→ CHALLENGE:
Drop the pictures, then extract the listing word for word.

→ COLLECTED MATERIAL:
** start **

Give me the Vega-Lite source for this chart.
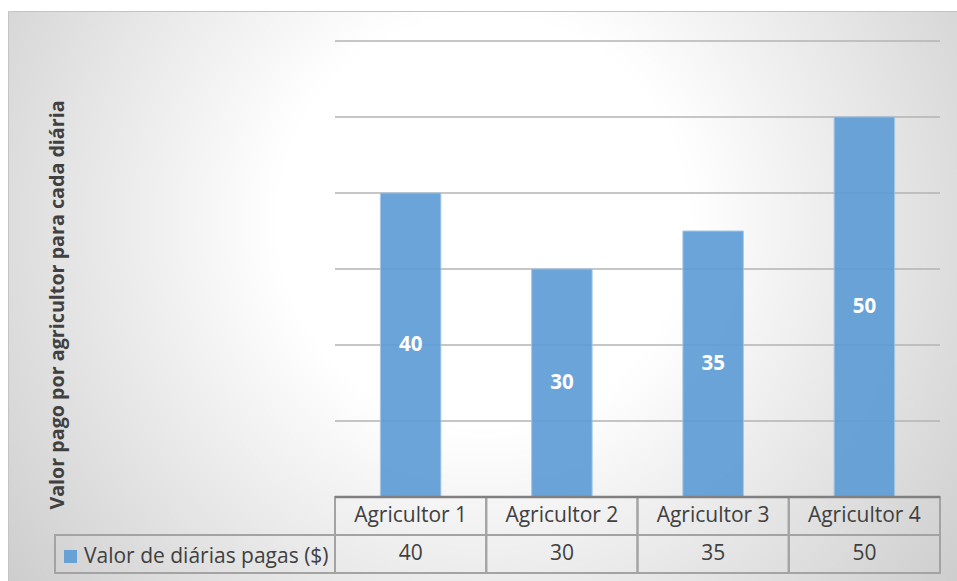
{
  "$schema": "https://vega.github.io/schema/vega-lite/v6.json",
  "autosize": "none",
  "padding": {"left": 8, "top": 11, "right": 0, "bottom": 0},
  "width": 949,
  "height": 570,
  "title": {
    "text": "Valor pago por agricultor para cada diária",
    "orient": "left",
    "anchor": "middle",
    "frame": "group",
    "offset": -60,
    "dx": -9,
    "font": "Open Sans",
    "fontSize": 19.7,
    "fontWeight": "bold",
    "color": "#404040",
    "limit": 1000
  },
  "config": {
    "view": {
      "fill": {
        "gradient": "radial",
        "x1": 0.5, "y1": 0.42, "r1": 0,
        "x2": 0.5, "y2": 0.42, "r2": 0.72,
        "stops": [
          {"offset": 0, "color": "#ffffff"},
          {"offset": 0.3, "color": "#ffffff"},
          {"offset": 1, "color": "#c2c2c2"}
        ]
      },
      "stroke": "#c4c4c4",
      "strokeWidth": 1
    },
    "text": {"font": "Open Sans", "fontSize": 21, "color": "#404040"}
  },
  "datasets": {
    "diarias": [
      {"agricultor": "Agricultor 1", "valor": 40, "serie": "Valor de diárias pagas ($)"},
      {"agricultor": "Agricultor 2", "valor": 30, "serie": "Valor de diárias pagas ($)"},
      {"agricultor": "Agricultor 3", "valor": 35, "serie": "Valor de diárias pagas ($)"},
      {"agricultor": "Agricultor 4", "valor": 50, "serie": "Valor de diárias pagas ($)"}
    ],
    "grade": [{"v": 10}, {"v": 20}, {"v": 30}, {"v": 40}, {"v": 50}, {"v": 60}]
  },
  "resolve": {"scale": {"x": "independent"}},
  "layer": [
    {
      "data": {"name": "grade"},
      "mark": {"type": "rule", "color": "#b3b3b3", "strokeWidth": 1.5},
      "encoding": {
        "x": {"datum": 0, "type": "quantitative", "scale": {"domain": [0, 1], "range": [327, 932]}, "axis": null},
        "x2": {"datum": 1},
        "y": {"field": "v", "type": "quantitative", "scale": {"domain": [-10, 60], "range": [562, 30], "nice": false, "zero": false}, "axis": null}
      }
    },
    {
      "data": {"name": "diarias"},
      "layer": [
        {
          "mark": {"type": "bar", "width": {"band": 0.4}, "opacity": 0.9, "stroke": "#9dc3e6", "strokeWidth": 1},
          "encoding": {
            "x": {"field": "agricultor", "type": "nominal", "scale": {"type": "band", "range": [327, 932], "paddingInner": 0, "paddingOuter": 0}, "axis": null},
            "y": {"field": "valor", "type": "quantitative", "scale": {"domain": [-10, 60], "range": [562, 30], "nice": false, "zero": false}, "axis": null},
            "y2": {"datum": 0},
            "color": {
              "field": "serie", "type": "nominal",
              "scale": {"range": ["#5b9bd5"]},
              "legend": {
                "orient": "none", "legendX": 52, "legendY": 535, "title": null, "padding": 0,
                "symbolType": "square", "symbolSize": 169, "symbolStrokeWidth": 0, "symbolOpacity": 0.9,
                "labelFont": "Open Sans", "labelFontSize": 21, "labelColor": "#404040", "labelOffset": 3, "labelLimit": 0
              }
            }
          }
        },
        {
          "mark": {"type": "text", "color": "#ffffff", "fontWeight": "bold", "fontSize": 20.5, "baseline": "middle"},
          "encoding": {
            "x": {"field": "agricultor", "type": "nominal", "axis": null},
            "y": {"datum": 0, "axis": null},
            "yOffset": {"field": "valor", "type": "quantitative", "scale": {"domain": [0, 60], "range": [0, -228]}},
            "text": {"field": "valor", "type": "quantitative"}
          }
        },
        {
          "mark": {"type": "rect", "fill": null, "stroke": "#a3a3a3", "strokeWidth": 2},
          "encoding": {
            "x": {"field": "agricultor", "type": "nominal", "axis": null},
            "y": {"datum": -5, "axis": null},
            "y2": {"datum": 0}
          }
        },
        {
          "mark": {"type": "rect", "fill": null, "stroke": "#a3a3a3", "strokeWidth": 2},
          "encoding": {
            "x": {"field": "agricultor", "type": "nominal", "axis": null},
            "y": {"datum": -10, "axis": null},
            "y2": {"datum": -5}
          }
        },
        {
          "mark": {"type": "text", "baseline": "middle"},
          "encoding": {
            "x": {"field": "agricultor", "type": "nominal", "axis": null},
            "y": {"datum": -2.5, "axis": null},
            "text": {"field": "agricultor", "type": "nominal"}
          }
        },
        {
          "mark": {"type": "text", "baseline": "middle"},
          "encoding": {
            "x": {"field": "agricultor", "type": "nominal", "axis": null},
            "y": {"datum": -7.5, "axis": null},
            "text": {"field": "valor", "type": "quantitative"}
          }
        }
      ]
    },
    {
      "data": {"values": [{}]},
      "mark": {"type": "rect", "fill": null, "stroke": "#a3a3a3", "strokeWidth": 2},
      "encoding": {
        "x": {"datum": 0, "type": "quantitative", "scale": {"domain": [0, 1], "range": [47, 327]}, "axis": null},
        "x2": {"datum": 1},
        "y": {"datum": -10, "axis": null},
        "y2": {"datum": -5}
      }
    },
    {
      "data": {"values": [{}]},
      "mark": {"type": "rule", "color": "#808080", "strokeWidth": 2.5},
      "encoding": {
        "x": {"datum": 0, "type": "quantitative", "scale": {"domain": [0, 1], "range": [327, 932]}, "axis": null},
        "x2": {"datum": 1},
        "y": {"datum": 0, "axis": null}
      }
    }
  ]
}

** end **

→ RESPONSE TO THE TASK:
Give me the Vega-Lite source for this chart.
{
  "$schema": "https://vega.github.io/schema/vega-lite/v6.json",
  "autosize": "none",
  "padding": {"left": 8, "top": 11, "right": 0, "bottom": 0},
  "width": 949,
  "height": 570,
  "title": {
    "text": "Valor pago por agricultor para cada diária",
    "orient": "left",
    "anchor": "middle",
    "frame": "group",
    "offset": -60,
    "dx": -9,
    "font": "Open Sans",
    "fontSize": 19.7,
    "fontWeight": "bold",
    "color": "#404040",
    "limit": 1000
  },
  "config": {
    "view": {
      "fill": {
        "gradient": "radial",
        "x1": 0.5, "y1": 0.42, "r1": 0,
        "x2": 0.5, "y2": 0.42, "r2": 0.72,
        "stops": [
          {"offset": 0, "color": "#ffffff"},
          {"offset": 0.3, "color": "#ffffff"},
          {"offset": 1, "color": "#c2c2c2"}
        ]
      },
      "stroke": "#c4c4c4",
      "strokeWidth": 1
    },
    "text": {"font": "Open Sans", "fontSize": 21, "color": "#404040"}
  },
  "datasets": {
    "diarias": [
      {"agricultor": "Agricultor 1", "valor": 40, "serie": "Valor de diárias pagas ($)"},
      {"agricultor": "Agricultor 2", "valor": 30, "serie": "Valor de diárias pagas ($)"},
      {"agricultor": "Agricultor 3", "valor": 35, "serie": "Valor de diárias pagas ($)"},
      {"agricultor": "Agricultor 4", "valor": 50, "serie": "Valor de diárias pagas ($)"}
    ],
    "grade": [{"v": 10}, {"v": 20}, {"v": 30}, {"v": 40}, {"v": 50}, {"v": 60}]
  },
  "resolve": {"scale": {"x": "independent"}},
  "layer": [
    {
      "data": {"name": "grade"},
      "mark": {"type": "rule", "color": "#b3b3b3", "strokeWidth": 1.5},
      "encoding": {
        "x": {"datum": 0, "type": "quantitative", "scale": {"domain": [0, 1], "range": [327, 932]}, "axis": null},
        "x2": {"datum": 1},
        "y": {"field": "v", "type": "quantitative", "scale": {"domain": [-10, 60], "range": [562, 30], "nice": false, "zero": false}, "axis": null}
      }
    },
    {
      "data": {"name": "diarias"},
      "layer": [
        {
          "mark": {"type": "bar", "width": {"band": 0.4}, "opacity": 0.9, "stroke": "#9dc3e6", "strokeWidth": 1},
          "encoding": {
            "x": {"field": "agricultor", "type": "nominal", "scale": {"type": "band", "range": [327, 932], "paddingInner": 0, "paddingOuter": 0}, "axis": null},
            "y": {"field": "valor", "type": "quantitative", "scale": {"domain": [-10, 60], "range": [562, 30], "nice": false, "zero": false}, "axis": null},
            "y2": {"datum": 0},
            "color": {
              "field": "serie", "type": "nominal",
              "scale": {"range": ["#5b9bd5"]},
              "legend": {
                "orient": "none", "legendX": 52, "legendY": 535, "title": null, "padding": 0,
                "symbolType": "square", "symbolSize": 169, "symbolStrokeWidth": 0, "symbolOpacity": 0.9,
                "labelFont": "Open Sans", "labelFontSize": 21, "labelColor": "#404040", "labelOffset": 3, "labelLimit": 0
              }
            }
          }
        },
        {
          "mark": {"type": "text", "color": "#ffffff", "fontWeight": "bold", "fontSize": 20.5, "baseline": "middle"},
          "encoding": {
            "x": {"field": "agricultor", "type": "nominal", "axis": null},
            "y": {"datum": 0, "axis": null},
            "yOffset": {"field": "valor", "type": "quantitative", "scale": {"domain": [0, 60], "range": [0, -228]}},
            "text": {"field": "valor", "type": "quantitative"}
          }
        },
        {
          "mark": {"type": "rect", "fill": null, "stroke": "#a3a3a3", "strokeWidth": 2},
          "encoding": {
            "x": {"field": "agricultor", "type": "nominal", "axis": null},
            "y": {"datum": -5, "axis": null},
            "y2": {"datum": 0}
          }
        },
        {
          "mark": {"type": "rect", "fill": null, "stroke": "#a3a3a3", "strokeWidth": 2},
          "encoding": {
            "x": {"field": "agricultor", "type": "nominal", "axis": null},
            "y": {"datum": -10, "axis": null},
            "y2": {"datum": -5}
          }
        },
        {
          "mark": {"type": "text", "baseline": "middle"},
          "encoding": {
            "x": {"field": "agricultor", "type": "nominal", "axis": null},
            "y": {"datum": -2.5, "axis": null},
            "text": {"field": "agricultor", "type": "nominal"}
          }
        },
        {
          "mark": {"type": "text", "baseline": "middle"},
          "encoding": {
            "x": {"field": "agricultor", "type": "nominal", "axis": null},
            "y": {"datum": -7.5, "axis": null},
            "text": {"field": "valor", "type": "quantitative"}
          }
        }
      ]
    },
    {
      "data": {"values": [{}]},
      "mark": {"type": "rect", "fill": null, "stroke": "#a3a3a3", "strokeWidth": 2},
      "encoding": {
        "x": {"datum": 0, "type": "quantitative", "scale": {"domain": [0, 1], "range": [47, 327]}, "axis": null},
        "x2": {"datum": 1},
        "y": {"datum": -10, "axis": null},
        "y2": {"datum": -5}
      }
    },
    {
      "data": {"values": [{}]},
      "mark": {"type": "rule", "color": "#808080", "strokeWidth": 2.5},
      "encoding": {
        "x": {"datum": 0, "type": "quantitative", "scale": {"domain": [0, 1], "range": [327, 932]}, "axis": null},
        "x2": {"datum": 1},
        "y": {"datum": 0, "axis": null}
      }
    }
  ]
}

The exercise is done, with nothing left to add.